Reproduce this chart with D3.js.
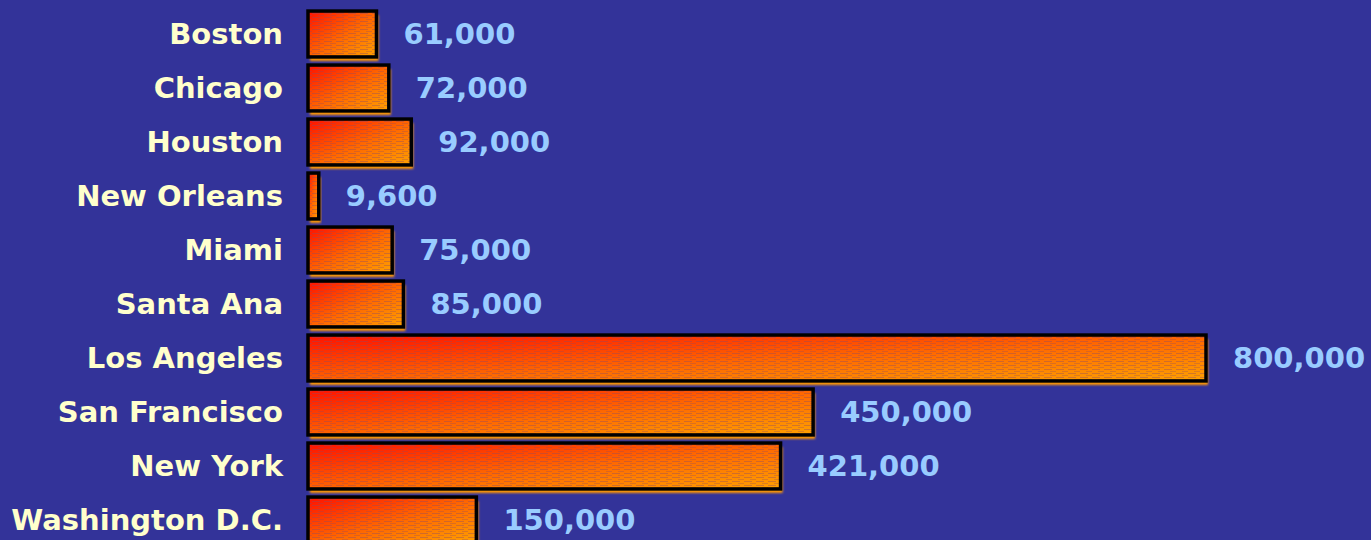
<!DOCTYPE html>
<html>
<head>
<meta charset="utf-8">
<script src="https://cdn.jsdelivr.net/npm/d3@7"></script>
<style>
    html, body { margin: 0; padding: 0; background: #333399; overflow: hidden; }
</style>
</head>
<body>
<div id="chart"></div>
<script>
const cities = ["Boston", "Chicago", "Houston", "New Orleans", "Miami", "Santa Ana",
    "Los Angeles", "San Francisco", "New York", "Washington D.C."];
const counts = [61000, 72000, 92000, 9600, 75000, 85000, 800000, 450000, 421000, 150000];

const W = 1371, H = 540;
const margin = {top: 7, right: 165, bottom: 0, left: 308};

const svg = d3.select("#chart").append("svg")
    .attr("width", W)
    .attr("height", H);

svg.append("rect").attr("width", W).attr("height", H).attr("fill", "#333399");

const defs = svg.append("defs");

const grad = defs.append("linearGradient")
    .attr("id", "barFill")
    .attr("x1", 0).attr("y1", 0).attr("x2", 1).attr("y2", 1);
grad.append("stop").attr("offset", "0%").attr("stop-color", "#ff1000");
grad.append("stop").attr("offset", "55%").attr("stop-color", "#ff6a00");
grad.append("stop").attr("offset", "100%").attr("stop-color", "#ffa000");

// fine horizontal dash texture
const pat = defs.append("pattern")
    .attr("id", "texture")
    .attr("patternUnits", "userSpaceOnUse")
    .attr("width", 12).attr("height", 4);
pat.append("rect").attr("x", 0).attr("y", 1).attr("width", 8).attr("height", 1)
    .attr("fill", "#8a4a6a").attr("opacity", 0.4);
pat.append("rect").attr("x", 6).attr("y", 3).attr("width", 8).attr("height", 1)
    .attr("fill", "#8a4a6a").attr("opacity", 0.3);

const blur = defs.append("filter").attr("id", "soft");
blur.append("feGaussianBlur").attr("stdDeviation", 0.8);

const data = cities.map((c, i) => ({city: c, count: counts[i]}));

const y = d3.scaleBand()
    .domain(cities)
    .range([margin.top, 547])
    .paddingInner(0.15)
    .paddingOuter(0.075);

const x = d3.scaleLinear()
    .domain([0, 800000])
    .range([margin.left, 1206]);

const rows = svg.selectAll(".row")
    .data(data)
    .enter().append("g")
    .attr("class", "row");

// orange drop shadow
rows.append("rect")
    .attr("x", x(0) + 2)
    .attr("y", d => y(d.city) + 4)
    .attr("width", d => x(d.count) - x(0))
    .attr("height", y.bandwidth())
    .attr("fill", "#ff9900")
    .attr("filter", "url(#soft)");

rows.append("rect")
    .attr("x", x(0))
    .attr("y", d => y(d.city))
    .attr("width", d => x(d.count) - x(0))
    .attr("height", y.bandwidth())
    .attr("fill", "url(#barFill)");

rows.append("rect")
    .attr("x", x(0))
    .attr("y", d => y(d.city))
    .attr("width", d => x(d.count) - x(0))
    .attr("height", y.bandwidth())
    .attr("fill", "url(#texture)")
    .attr("stroke", "#000")
    .attr("stroke-width", 3.5);

rows.append("text")
    .attr("x", 283)
    .attr("y", d => y(d.city) + y.bandwidth() / 2)
    .attr("dy", "0.36em")
    .attr("text-anchor", "end")
    .attr("fill", "#ffffcc")
    .style("font", "bold 29px 'DejaVu Sans', Verdana, sans-serif")
    .text(d => d.city);

rows.append("text")
    .attr("x", d => x(d.count) + 27)
    .attr("y", d => y(d.city) + y.bandwidth() / 2)
    .attr("dy", "0.36em")
    .attr("fill", "#99ccff")
    .style("font", "bold 29px 'DejaVu Sans', Verdana, sans-serif")
    .text(d => d3.format(",")(d.count));
</script>
</body>
</html>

---

▶ _EXERCISE BRIEF_: Which lines hold the word "chart"? Copy every one of them.

▶ _ANSWER BELOW_:
Reproduce this chart with D3.js.
<div id="chart"></div>
const svg = d3.select("#chart").append("svg")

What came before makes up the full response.